4. The Polarized Reality vs. The Sweet Spot Myth
For decades, amateur cyclists were sold the benefits of “Sweet Spot” training—riding moderately hard to maximize time efficiency. Pogačar’s data reinforces the superiority of a polarized approach, albeit scaled to his alien physiology. The ride distribution shows massive volumes of Zone 1 and Zone 2, with specific, surgical incursions into Zone 4 and above. There is very little “junk mileage” in the middle.
However, the leak clarifies that his “easy” days are not easy by any standard other than his own. When he rides at 65% of his FTP, he is still putting out enough power to drop a club cyclist on a climb. This relentless aerobic pressure forces his cardiovascular system to adapt continuously. The lesson for the observer is not to copy his watts, but to copy his discipline. He respects the low intensity (relative to his max) as religiously as he attacks the high intensity.
Zone 2 Comparison: The “Recovery” Pace Gap
*Data based on leaked February 12 file and comparative pro averages.
5. The Psychological Component of Transparency
Why did he do it?
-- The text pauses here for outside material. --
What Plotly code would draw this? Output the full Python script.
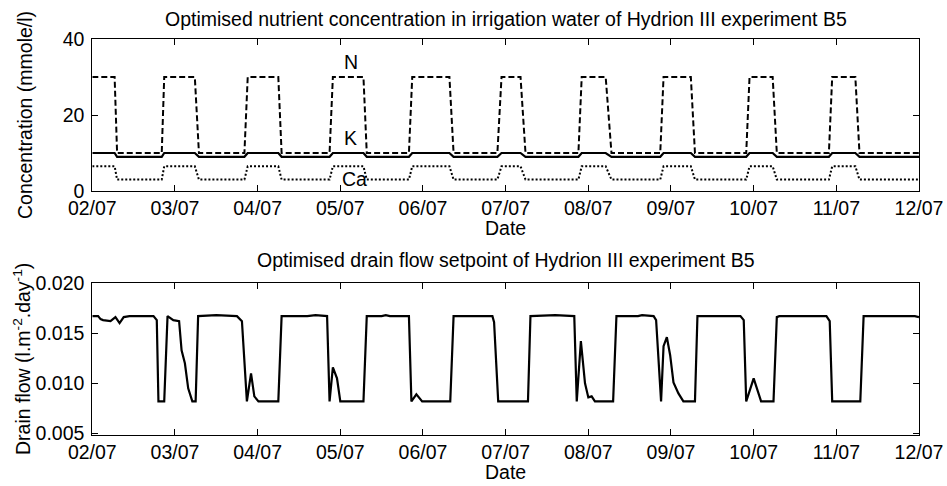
import pandas as pd
import plotly.graph_objects as go

# ---------------- data (days after 02/07 00:00) ----------------
t_top = [0.00, 0.27, 0.30, 0.84, 0.87, 1.24, 1.29, 1.84, 1.88, 2.25,
         2.29, 2.87, 2.91, 3.28, 3.32, 3.83, 3.87, 4.32, 4.37, 4.90,
         4.95, 5.18, 5.24, 5.88, 5.92, 6.21, 6.28, 6.87, 6.91, 7.24,
         7.29, 7.91, 7.95, 8.23, 8.28, 8.91, 8.95, 9.23, 9.28, 10.00]
n_conc = [30, 30, 10, 10, 30, 30, 10, 10, 30, 30,
          10, 10, 30, 30, 10, 10, 30, 30, 10, 10,
          30, 30, 10, 10, 30, 30, 10, 10, 30, 30,
          10, 10, 30, 30, 10, 10, 30, 30, 10, 10]
k_conc = [10, 10, 9, 9, 10, 10, 9, 9, 10, 10,
          9, 9, 10, 10, 9, 9, 10, 10, 9, 9,
          10, 10, 9, 9, 10, 10, 9, 9, 10, 10,
          9, 9, 10, 10, 9, 9, 10, 10, 9, 9]
ca_conc = [6.5, 6.5, 3, 3, 6.5, 6.5, 3, 3, 6.5, 6.5,
           3, 3, 6.5, 6.5, 3, 3, 6.5, 6.5, 3, 3,
           6.5, 6.5, 3, 3, 6.5, 6.5, 3, 3, 6.5, 6.5,
           3, 3, 6.5, 6.5, 3, 3, 6.5, 6.5, 3, 3]

t_flow = [0.00, 0.07, 0.10, 0.13, 0.22, 0.28, 0.33, 0.38, 0.45, 0.60,
          0.74, 0.78, 0.80, 0.87, 0.91, 0.98, 1.05, 1.08, 1.12, 1.16,
          1.21, 1.25, 1.28, 1.50, 1.75, 1.81, 1.87, 1.92, 1.96, 2.01,
          2.25, 2.29, 2.60, 2.70, 2.84, 2.87, 2.91, 2.96, 3.00, 3.28,
          3.32, 3.50, 3.55, 3.60, 3.83, 3.86, 3.92, 3.99, 4.33, 4.37,
          4.60, 4.84, 4.86, 4.91, 5.27, 5.30, 5.60, 5.83, 5.86, 5.91,
          5.96, 6.00, 6.04, 6.08, 6.30, 6.34, 6.60, 6.65, 6.79, 6.82,
          6.88, 6.91, 6.95, 6.99, 7.03, 7.09, 7.15, 7.29, 7.32, 7.50,
          7.84, 7.88, 7.91, 8.00, 8.09, 8.24, 8.28, 8.31, 8.88, 8.92,
          8.95, 9.29, 9.33, 9.60, 9.95, 10.00]
flow = [0.0167, 0.0167, 0.0164, 0.0163, 0.0162, 0.0166, 0.0160, 0.0166, 0.0167, 0.0167,
        0.0167, 0.0163, 0.0082, 0.0082, 0.0167, 0.0163, 0.0162, 0.0133, 0.0120, 0.0095,
        0.0082, 0.0082, 0.0167, 0.0168, 0.0167, 0.0162, 0.0082, 0.0110, 0.0087, 0.0082,
        0.0082, 0.0167, 0.0167, 0.0168, 0.0167, 0.0082, 0.0116, 0.0105, 0.0082, 0.0082,
        0.0167, 0.0167, 0.0168, 0.0167, 0.0167, 0.0082, 0.0089, 0.0082, 0.0082, 0.0167,
        0.0167, 0.0167, 0.0161, 0.0082, 0.0082, 0.0167, 0.0168, 0.0167, 0.0082, 0.0142,
        0.0100, 0.0086, 0.0087, 0.0082, 0.0082, 0.0167, 0.0167, 0.0168, 0.0167, 0.0163,
        0.0082, 0.0137, 0.0146, 0.0128, 0.0101, 0.0090, 0.0082, 0.0082, 0.0167, 0.0167,
        0.0167, 0.0163, 0.0082, 0.0105, 0.0082, 0.0082, 0.0166, 0.0167, 0.0167, 0.0162,
        0.0082, 0.0082, 0.0167, 0.0167, 0.0167, 0.0166]

start_date = pd.Timestamp("2004-07-02")
end_date = pd.Timestamp("2004-07-12")
x_top = start_date + pd.to_timedelta(t_top, unit="D")
x_flow = start_date + pd.to_timedelta(t_flow, unit="D")

top_title = "Optimised nutrient concentration in irrigation water of Hydrion III experiment B5"
bottom_title = "Optimised drain flow setpoint of Hydrion III experiment B5"

# ---------------- figure ----------------
W, H = 947, 486
FONT = "Liberation Sans, Arial, sans-serif"
FS = 19.5


def fx(p):
    return p / W


def fy(p):
    return 1 - p / H


fig = go.Figure()
fig.add_trace(go.Scatter(x=x_top, y=n_conc, mode="lines", name="N",
                         line=dict(color="black", width=2, dash="6px,3px"),
                         xaxis="x", yaxis="y"))
fig.add_trace(go.Scatter(x=x_top, y=k_conc, mode="lines", name="K",
                         line=dict(color="black", width=2.2),
                         xaxis="x", yaxis="y"))
fig.add_trace(go.Scatter(x=x_top, y=ca_conc, mode="lines", name="Ca",
                         line=dict(color="black", width=2, dash="2px,2px"),
                         xaxis="x", yaxis="y"))
fig.add_trace(go.Scatter(x=x_flow, y=flow, mode="lines", name="Drain flow",
                         line=dict(color="black", width=2.2),
                         xaxis="x2", yaxis="y2"))

axis_common = dict(showline=True, linecolor="black", linewidth=1, mirror="ticks",
                   ticks="inside", ticklen=6, tickcolor="black", tickwidth=1,
                   showgrid=False, zeroline=False, automargin=False,
                   tickfont=dict(family=FONT, size=FS, color="black"))

xdom = [fx(92.3), fx(919)]
fig.update_layout(
    template="none",
    width=W, height=H, autosize=False,
    margin=dict(l=0, r=0, t=0, b=0, pad=0),
    paper_bgcolor="white", plot_bgcolor="white",
    showlegend=False,
    font=dict(family=FONT, size=FS, color="black"),
    xaxis=dict(domain=xdom, anchor="y", type="date",
               range=[start_date, end_date], dtick=86400000,
               tick0=start_date, tickformat="%d/%m", ticklabelstandoff=0,
               **axis_common),
    yaxis=dict(domain=[fy(191), fy(39)], anchor="x", range=[0, 40],
               tickvals=[0, 20, 40], ticklabelstandoff=3, **axis_common),
    xaxis2=dict(domain=xdom, anchor="y2", type="date",
                range=[start_date, end_date], dtick=86400000,
                tick0=start_date, tickformat="%d/%m", ticklabelstandoff=0,
                **axis_common),
    yaxis2=dict(domain=[fy(435), fy(283)], anchor="x2", range=[0.00485, 0.020],
                tickvals=[0.005, 0.010, 0.015, 0.020], tickformat=".3f",
                ticklabelstandoff=3, **axis_common),
)

ann_font = dict(family=FONT, size=FS, color="black")
annotations = [
    dict(text=top_title, x=fx(505.5), y=fy(19), xref="paper", yref="paper",
         xanchor="center", yanchor="middle", showarrow=False, font=ann_font),
    dict(text=bottom_title, x=fx(505.5), y=fy(260), xref="paper", yref="paper",
         xanchor="center", yanchor="middle", showarrow=False, font=ann_font),
    dict(text="Date", x=fx(505.5), y=fy(228), xref="paper", yref="paper",
         xanchor="center", yanchor="middle", showarrow=False, font=ann_font),
    dict(text="Date", x=fx(505.5), y=fy(472), xref="paper", yref="paper",
         xanchor="center", yanchor="middle", showarrow=False, font=ann_font),
    dict(text="Concentration (mmole/l)", x=fx(25), y=fy(115), xref="paper", yref="paper",
         xanchor="center", yanchor="middle", textangle=-90, showarrow=False, font=ann_font),
    dict(text="Drain flow (l.m<sup>-2</sup>.day<sup>-1</sup>)", x=fx(22), y=fy(359),
         xref="paper", yref="paper", xanchor="center", yanchor="middle",
         textangle=-90, showarrow=False, font=ann_font),
    dict(text="N", x=fx(351), y=fy(61.5), xref="paper", yref="paper",
         xanchor="center", yanchor="middle", showarrow=False, font=ann_font),
    dict(text="K", x=fx(350), y=fy(137.5), xref="paper", yref="paper",
         xanchor="center", yanchor="middle", showarrow=False, font=ann_font),
    dict(text="Ca", x=fx(354), y=fy(179), xref="paper", yref="paper",
         xanchor="center", yanchor="middle", showarrow=False, font=ann_font),
]
fig.update_layout(annotations=annotations)

fig.write_html("out.html",
               config={"displayModeBar": False, "staticPlot": True},
               post_script="document.body.style.margin='0';"
                           "document.body.style.padding='0';"
                           "document.body.style.overflow='hidden';")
Pogačar is not technologically illiterate; he knows how to hide a file. Some suggest it was a genuine mistake, a distracted upload following the emotional spike of the fan confrontation. Others, more cynical, see a psychological power play. By revealing that he can ride at 300 watts for four hours with a heart rate of 144 bpm, he is sending a clear message to Visma-Lease a Bike and Remco Evenepoel: I am not hiding because I do not need to.
This transparency is a weapon. In an era where teams spend millions analyzing rivals’ data, Pogačar has handed them the blueprint and dared them to match it. It suggests a confidence bordering on arrogance, but backed by a physiological reality that is hard to dispute. The numbers assert that he is not just training harder; he is metabolizing energy differently.
The Metabolic Holy Grail
Underpinning all of this is the science of lactate clearance. The primary limiter in cycling performance is not how much power you can produce, but how quickly you can clear the metabolic byproducts of that production. Pogačar’s data implies a lactate clearance capacity (VLaMax) that allows him to utilize lactate as a high-octane fuel source rather than succumbing to it as a fatigue toxin.
This efficiency is what allows him to launch those trademark blistering attacks at the end of a six-hour monument. While his rivals are running on fumes, their glycogen stores depleted and their blood acidic, Pogačar is effectively still riding in his aerobic zone, burning fat and recycling lactate. The February 12 file is the digital fingerprint of this capability—a capability that appears to be improving even as he matures.
The Pogačar Protocol: 3 Pillars of 2026
1. Metabolic Flexibility
Extreme volume of Zone 2 training to maximize mitochondrial density and lactate recycling capabilities.
2. Torque Specificity
Low-cadence, high-wattage intervals to build neuromuscular resilience and prevent fatigue on steep gradients.
3. Functional Aggression
Training attacks when already fatigued (2,500kJ+ deep) to simulate race-winning scenarios.
Conclusion: The Scary Part Is What’s Next
If there is a sobering takeaway from this week’s events, it is not just that Tadej Pogačar is strong. We knew that. It is that at 27 years old, he is still refining his craft. The transition from the San Millán era to the Sola era has not resulted in a plateau, but an optimization. The focus on strength, combined with an already preposterous aerobic engine, is creating a rider with no obvious physiological weaknesses.
The Tadej Pogačar training science revealed in this accidental upload serves as a stark warning to the professional peloton. The bar has not just been raised; it has been launched into orbit. For the rest of us, it is a fascinating, if slightly demoralizing, look at the biological limits of the human machine. He is, quite literally, built differently.